On 4/11/23 00:05, Eric Biggers wrote:
On Mon, Apr 10, 2023 at 03:40:03PM -0400, Sweet Tea Dorminy wrote:So far, it has sufficed to allocate and prepare the block key or the TFM completely before ever setting the relevant field in the prepared key. This is necessary for mode keys -- because multiple inodes could be trying to set up the same per-mode prepared key at the same time on different threads, we currently must not set the prepared key's tfm or block key pointer until that key is completely set up. Otherwise, another inode could see the key to be present and attempt to use it before it is fully set up. But when using pooled prepared keys, we'll have pre-allocated fields, and if we separate allocating the fields of a prepared key from preparing the fields, that inherently sets the fields before they're ready to use. So, either pooled prepared keys must use different allocation and setup functions, or we can split allocation and preparation for all prepared keys and use some other mechanism to signal that the key is fully prepared. In order to avoid having similar yet different functions, this function adds a new field to the prepared key to explicitly track which parts of it are prepared, setting it explicitly. The same acquire/release semantics are used to check it in the case of shared mode keys; the cost lies in the extra byte per prepared key recording which members are fully prepared. Signed-off-by: Sweet Tea Dorminy <sweettea-kernel@xxxxxxxxxx> --- fs/crypto/fscrypt_private.h | 26 +++++++++++++++----------- fs/crypto/inline_crypt.c | 8 +------- fs/crypto/keysetup.c | 36 ++++++++++++++++++++++++++---------- 3 files changed, 42 insertions(+), 28 deletions(-)I wonder if this is overcomplicating things and we should simply add a new rw_semaphore to struct fscrypt_master_key and use it to protect the per-mode key preparation, instead of trying to keep the fast path lockless? So the flow (for setting up a file that uses a per-mode key) would look like: down_read(&mk->mk_mode_key_prep_sem); if key already prepared, unlock and return up_read(&mk->mk_mode_key_prep_sem); down_write(&mk->mk_mode_key_prep_sem); if key already prepared, unlock and return prepare the key up_write(&mk->mk_mode_key_prep_sem); Lockless algorithms are nice, but we shouldn't take them too far if they cause too much trouble...
You're noting that we only really need preparedness for per-mode keys, and that's a point I didn't explicitly grasp before; everywhere else we know whether it's merely allocated or fully prepared.
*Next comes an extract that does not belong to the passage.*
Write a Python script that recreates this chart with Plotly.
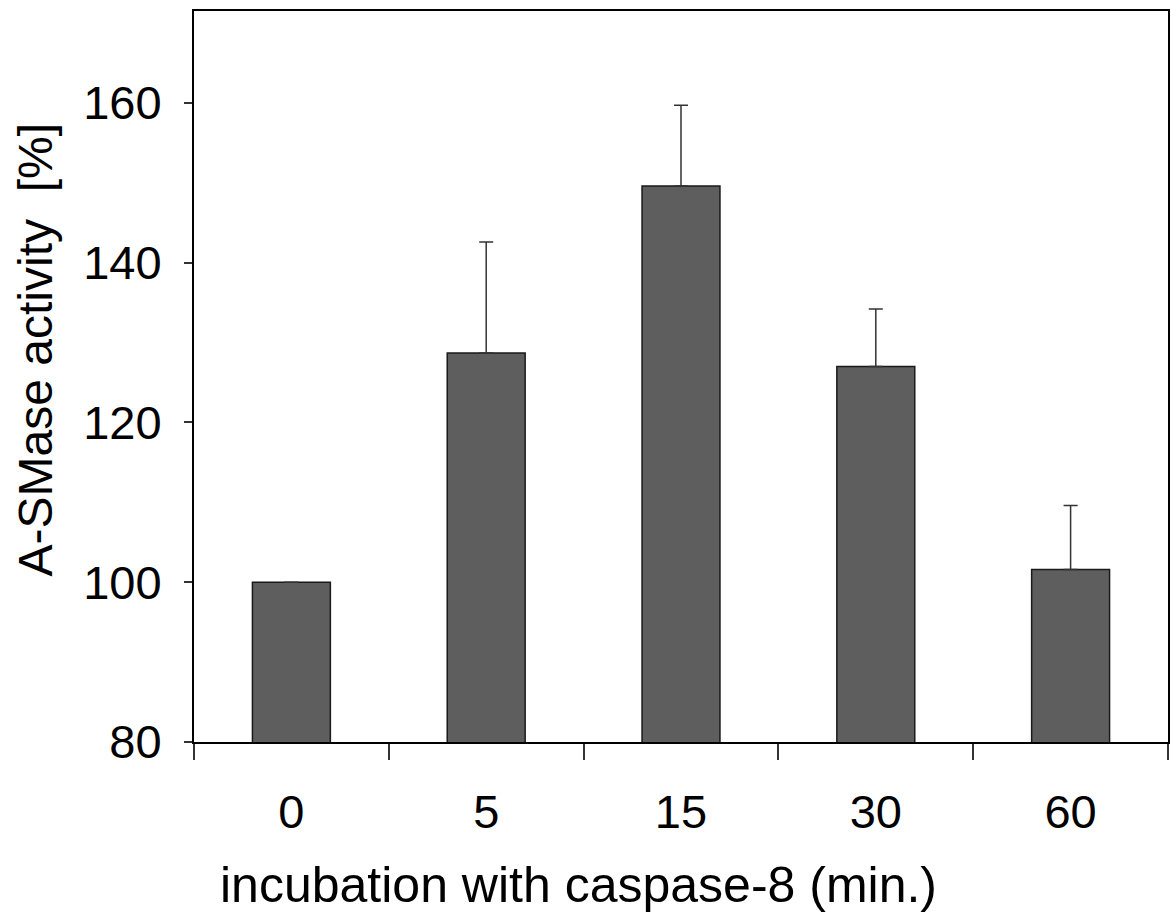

Two other thoughts on ways we could pull the preparedness out of fscrypt_prepared_key and still keep locklessness:
fscrypt_master_key could setup both block key and tfm (if block key is applicable) when it sets up a prepared key, so we can use just one bit of preparedness information, and keep a bitmap recording which prepared keys are ready in fscrypt_master_key.
Or we could have struct fscrypt_master_key_prepared_key { u8 preparedness; struct fscrypt_prepared_key prep_key; } and similarly isolate the preparedness tracking from per-file keys. Do either of those sound appealing as alternatives to the semaphore?